Guns and Jesus

Some serious topics on the run-up to Christmas

Sometimes my job is a bummer. That’s especially true when I’m researching something for a somber editorial, such as this week’s look at the one-year anniversary of the shooting at Sandy Hook Elementary School in Newtown, Conn.

I’m glad the mainstream media ran the photos of the 20 little kids who were gunned down last year. Some of them are etched into my memory. Not much could be more powerful than seeing their sweet faces or the grief-stricken faces of their loved ones upon hearing the tragic news.

I have mixed feelings about gun ownership. On the one hand, I believe people have a right to protect themselves and their family from harm (and to hunt). On the other, I believe certain people shouldn’t be allowed to own guns and that some guns should be banned from the public altogether. It’s one thing to own a shotgun and an entirely different thing to own a weapon that’s made specifically for killing lots of people very quickly.

And while the National Rifle Association would very much like to see every teacher in America armed (with “everything from a sidearm, to a shotgun, to an AR-15,” as one Republican congressman from Arkansas was quoted as saying after Sandy Hook), I cannot imagine sending my kid to a school where his teacher has a 12-gauge handy enough to attempt to protect him from someone with an assault rifle yet safely locked away from a classroom of curious kids.

Speaking of serious subjects, the so-called civil-sidewalks ordinance—the sit/lie law—is officially on the books in Chico as of today (Dec. 19). That law may keep many in the homeless community out of sight, but that doesn’t mean they’re off the streets.

Is it just me who sees the irony of this law going in effect just days before Christmas? I mean, Christmas is the celebration of the birth of Jesus Christ—aka the homeless guy who went around advocating for the needy, ill and forsaken. And I quote: “Blessed are you who are poor, for yours is the kingdom of God.”

Notice how Jesus didn’t say, “Feed the poor, just don’t do it at City Plaza, because that would look ugly to downtown shoppers.”

On a related topic, several readers in our letters section take contributor Michele French to task over her guest commentary the previous week in which she gives her take on the homeless crisis through one of a number of encounters she’s had with Chico’s street dwellers.

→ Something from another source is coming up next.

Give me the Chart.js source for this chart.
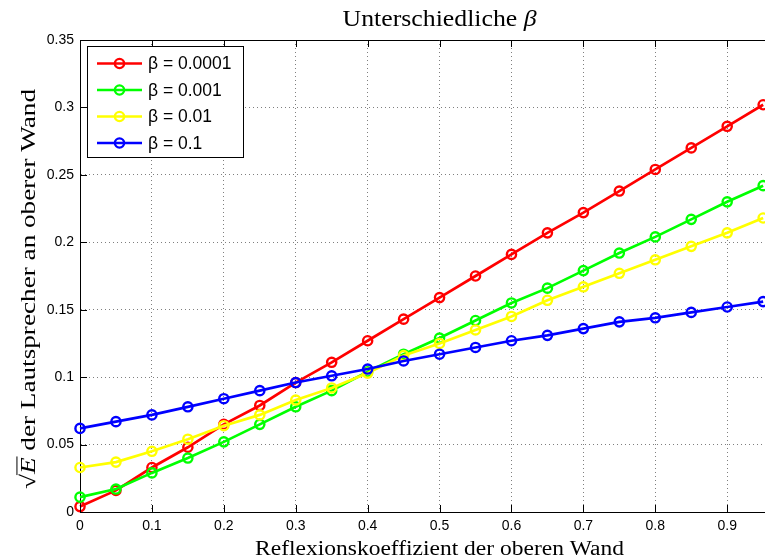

French goes around canning—that is, looking for recyclables to supplement her meager Social Security income—to make ends meet. So, she’s out and about in the community on a daily basis, coming into contact with a variety of people, many of them homeless. She has every right to voice her perspective, even if it’s counter to much of what you’ll read in the CN&R’s pages.

To be fair, there are some real jerks in that population, just as there are also jerks sitting inside of local homes and businesses and city hall.